— start of INFORMATION PROVIDED —

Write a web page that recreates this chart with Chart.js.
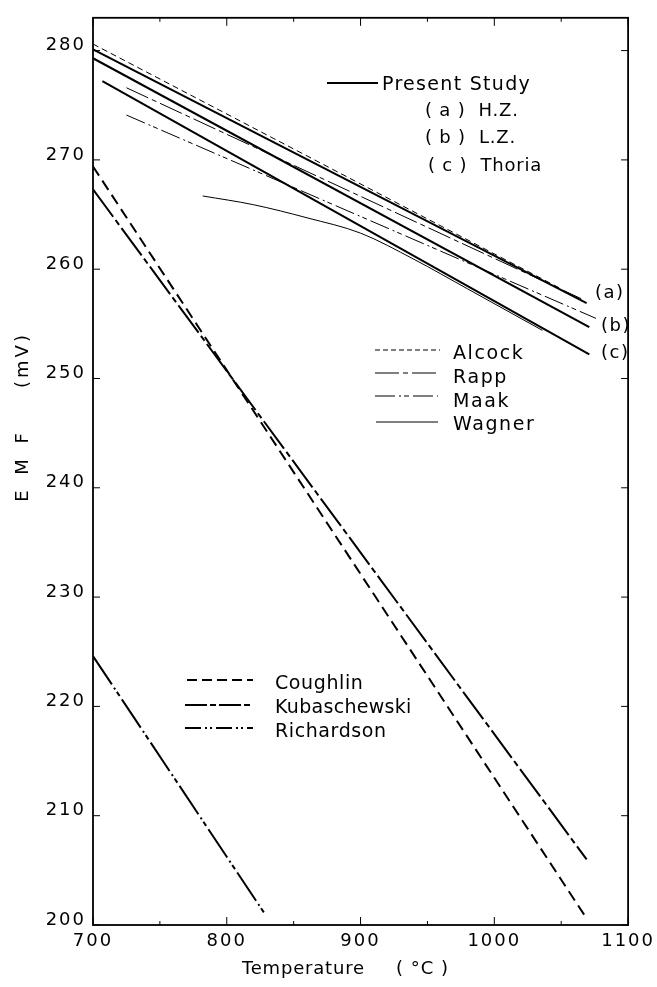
<!DOCTYPE html>
<html>
<head>
<meta charset="utf-8">
<script src="https://cdn.jsdelivr.net/npm/chart.js@4.4.1/dist/chart.umd.min.js"></script>
<style>
  html, body { margin: 0; padding: 0; background: #fff; }
  #wrap { position: relative; width: 657px; height: 987px; overflow: hidden; }
  #chart { position: absolute; left: 0; top: 0; }
  #keys { position: absolute; left: 0; top: 0; }
  .t { position: absolute; font-family: "DejaVu Sans", sans-serif; font-size: 18px; color: #000;
       white-space: pre; line-height: 20px; height: 20px; margin-top: -10px; letter-spacing: 1px; }
</style>
</head>
<body>
<div id="wrap">
  <canvas id="chart" width="657" height="987"></canvas>
  <svg id="keys" width="657" height="987"></svg>
</div>
<script>
// axis ticks
const xTicks = [700, 800, 900, 1000, 1100];
const xMinorTicks = [750, 850, 950, 1050];
const yTicks = [200, 210, 220, 230, 240, 250, 260, 270, 280];

// Present Study (temperature, EMF mV)
const hzT = [700, 1069];
const hzV = [280.1, 256.9];
const lzT = [700, 1071];
const lzV = [279.3, 254.7];
const thoriaT = [707, 1071];
const thoriaV = [277.2, 252.2];

// other studies, upper group
const alcockT = [700, 1050];
const alcockV = [280.6, 258.2];
const rappT = [725, 1065];
const rappV = [276.6, 257.3];
const maakT = [725, 1076];
const maakV = [274.1, 255.5];
const wagnerT = [782, 820, 860, 900, 940, 980, 1036];
const wagnerV = [266.7, 265.9, 264.7, 263.3, 260.9, 258.2, 254.4];

// lower group
const coughlinT = [700, 1069];
const coughlinV = [269.4, 200.6];
const kubaT = [700, 1069];
const kubaV = [267.3, 206.0];
const richT = [700, 828];
const richV = [224.6, 201.1];

function pts(ts, vs) {
  return ts.map((t, i) => ({ x: t, y: vs[i] }));
}

function line(label, ts, vs, width, dash, extra) {
  return Object.assign({
    label: label,
    data: pts(ts, vs),
    borderColor: '#000',
    borderWidth: width,
    borderDash: dash,
    pointRadius: 0,
    fill: false,
    tension: 0,
  }, extra || {});
}

const framePlugin = {
  id: 'frame',
  beforeDraw(chart) {
    chart.ctx.letterSpacing = '2px';
  },
  afterDatasetsDraw(chart) {
    const { ctx, chartArea: a, scales } = chart;
    const x = scales.x, y = scales.y;
    ctx.save();
    ctx.strokeStyle = '#000';
    ctx.setLineDash([]);
    ctx.lineWidth = 1.8;
    ctx.strokeRect(a.left, a.top, a.right - a.left, a.bottom - a.top);
    ctx.lineWidth = 1;
    ctx.beginPath();
    xTicks.concat(xMinorTicks).forEach(v => {
      const px = x.getPixelForValue(v);
      const len = xTicks.includes(v) ? 8 : 4;
      ctx.moveTo(px, a.bottom); ctx.lineTo(px, a.bottom - len);
      ctx.moveTo(px, a.top); ctx.lineTo(px, a.top + len);
    });
    yTicks.forEach(v => {
      const py = y.getPixelForValue(v);
      ctx.moveTo(a.left, py); ctx.lineTo(a.left + 7, py);
      ctx.moveTo(a.right, py); ctx.lineTo(a.right - 7, py);
    });
    ctx.stroke();
    ctx.restore();
  }
};

const tickFont = { family: 'DejaVu Sans', size: 18 };

new Chart(document.getElementById('chart'), {
  type: 'line',
  data: {
    datasets: [
      line('H.Z.', hzT, hzV, 2, []),
      line('L.Z.', lzT, lzV, 2, []),
      line('Thoria', thoriaT, thoriaV, 2, []),
      line('Alcock', alcockT, alcockV, 1, [6, 4]),
      line('Rapp', rappT, rappV, 1, [24, 4, 5, 4]),
      line('Maak', maakT, maakV, 1, [20, 4, 2, 3, 5, 4]),
      line('Wagner', wagnerT, wagnerV, 1, [], { cubicInterpolationMode: 'monotone' }),
      line('Coughlin', coughlinT, coughlinV, 2, [11, 6]),
      line('Kubaschewski', kubaT, kubaV, 2, [34, 4, 6, 4]),
      line('Richardson', richT, richV, 2, [34, 4, 2, 3, 5, 4]),
    ],
  },
  options: {
    responsive: false,
    animation: false,
    devicePixelRatio: 1,
    layout: { padding: { left: 0, right: 24, top: 12, bottom: 0 } },
    plugins: { legend: { display: false }, tooltip: { enabled: false } },
    scales: {
      x: {
        type: 'linear',
        min: 700,
        max: 1100,
        afterBuildTicks: s => { s.ticks = xTicks.map(v => ({ value: v })); },
        afterFit: s => { s.height = 62; },
        grid: { display: false, drawTicks: false },
        border: { display: false },
        ticks: { color: '#000', font: tickFont, padding: 6, maxRotation: 0, callback: v => String(v) },
      },
      y: {
        type: 'linear',
        min: 200,
        max: 283,
        afterBuildTicks: s => { s.ticks = yTicks.map(v => ({ value: v })); },
        afterFit: s => { s.width = 93; },
        grid: { display: false, drawTicks: false },
        border: { display: false },
        ticks: { color: '#000', font: tickFont, padding: 7, labelOffset: -5, callback: v => String(v) },
      },
    },
  },
  plugins: [framePlugin],
});

// key text
const wrap = document.getElementById('wrap');
function text(str, left, cy, extra) {
  const d = document.createElement('div');
  d.className = 't';
  d.textContent = str;
  d.style.left = left + 'px';
  d.style.top = cy + 'px';
  if (extra) Object.assign(d.style, extra);
  wrap.appendChild(d);
  return d;
}

text('Present Study', 382, 83, { fontSize: '19px', letterSpacing: '1.3px' });
text('( a )  H.Z.', 425, 110, { letterSpacing: '0.8px' });
text('( b )  L.Z.', 425, 137, { letterSpacing: '0.8px' });
text('( c )  Thoria', 428, 165, { letterSpacing: '0.8px' });
text('(a)', 595, 292, { letterSpacing: '1.5px' });
text('(b)', 601, 325, { letterSpacing: '1.5px' });
text('(c)', 601, 352, { letterSpacing: '1.5px' });
text('Alcock', 453, 352, { fontSize: '19px', letterSpacing: '1.6px' });
text('Rapp', 453, 376, { fontSize: '19px', letterSpacing: '1.6px' });
text('Maak', 453, 400, { fontSize: '19px', letterSpacing: '1.6px' });
text('Wagner', 453, 423, { fontSize: '19px', letterSpacing: '1.6px' });
text('Coughlin', 275, 682, { fontSize: '19px', letterSpacing: '0.6px' });
text('Kubaschewski', 275, 706, { fontSize: '19px', letterSpacing: '0.3px' });
text('Richardson', 275, 730, { fontSize: '19px', letterSpacing: '0.6px' });
text('Temperature', 242, 968, { letterSpacing: '0.8px' });
text('( °C )', 396, 968, { letterSpacing: '1px' });

// rotated y axis title, two parts
const rot = { transform: 'rotate(-90deg)', width: '120px', textAlign: 'center' };
text('E M F', 22 - 60, 465, Object.assign({}, rot, { letterSpacing: '5px' }));
text('(mV)', 22 - 60, 360, Object.assign({}, rot, { letterSpacing: '3px' }));

// key line samples
const svg = document.getElementById('keys');
function keyLine(x1, x2, y, w, dash) {
  const l = document.createElementNS('http://www.w3.org/2000/svg', 'line');
  l.setAttribute('x1', x1); l.setAttribute('x2', x2);
  l.setAttribute('y1', y); l.setAttribute('y2', y);
  l.setAttribute('stroke', '#000');
  l.setAttribute('stroke-width', w);
  if (dash) l.setAttribute('stroke-dasharray', dash);
  svg.appendChild(l);
}
keyLine(327, 378, 83, 2, '');
keyLine(375, 440, 350, 1, '5 3');
keyLine(375, 438, 373, 1, '24 4 5 4');
keyLine(375, 438, 396, 1, '20 4 2 3 5 4');
keyLine(376, 438, 422, 1.2, '');
keyLine(187, 253, 680, 2, '10 5');
keyLine(185, 253, 705, 2, '22 3 6 3');
keyLine(185, 253, 728, 2, '16 4 2 3 2 4');
</script>
</body>
</html>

— end of INFORMATION PROVIDED —

*AIM OF THE EXERCISE*. Extract, word for word, each line from the top of the data down to and including the line with "260, 270, 280];"; skip the pictures.

*SOLVED PROBLEM*.
Write a web page that recreates this chart with Chart.js.
<!DOCTYPE html>
<html>
<head>
<meta charset="utf-8">
<script src="https://cdn.jsdelivr.net/npm/chart.js@4.4.1/dist/chart.umd.min.js"></script>
<style>
  html, body { margin: 0; padding: 0; background: #fff; }
  #wrap { position: relative; width: 657px; height: 987px; overflow: hidden; }
  #chart { position: absolute; left: 0; top: 0; }
  #keys { position: absolute; left: 0; top: 0; }
  .t { position: absolute; font-family: "DejaVu Sans", sans-serif; font-size: 18px; color: #000;
       white-space: pre; line-height: 20px; height: 20px; margin-top: -10px; letter-spacing: 1px; }
</style>
</head>
<body>
<div id="wrap">
  <canvas id="chart" width="657" height="987"></canvas>
  <svg id="keys" width="657" height="987"></svg>
</div>
<script>
// axis ticks
const xTicks = [700, 800, 900, 1000, 1100];
const xMinorTicks = [750, 850, 950, 1050];
const yTicks = [200, 210, 220, 230, 240, 250, 260, 270, 280];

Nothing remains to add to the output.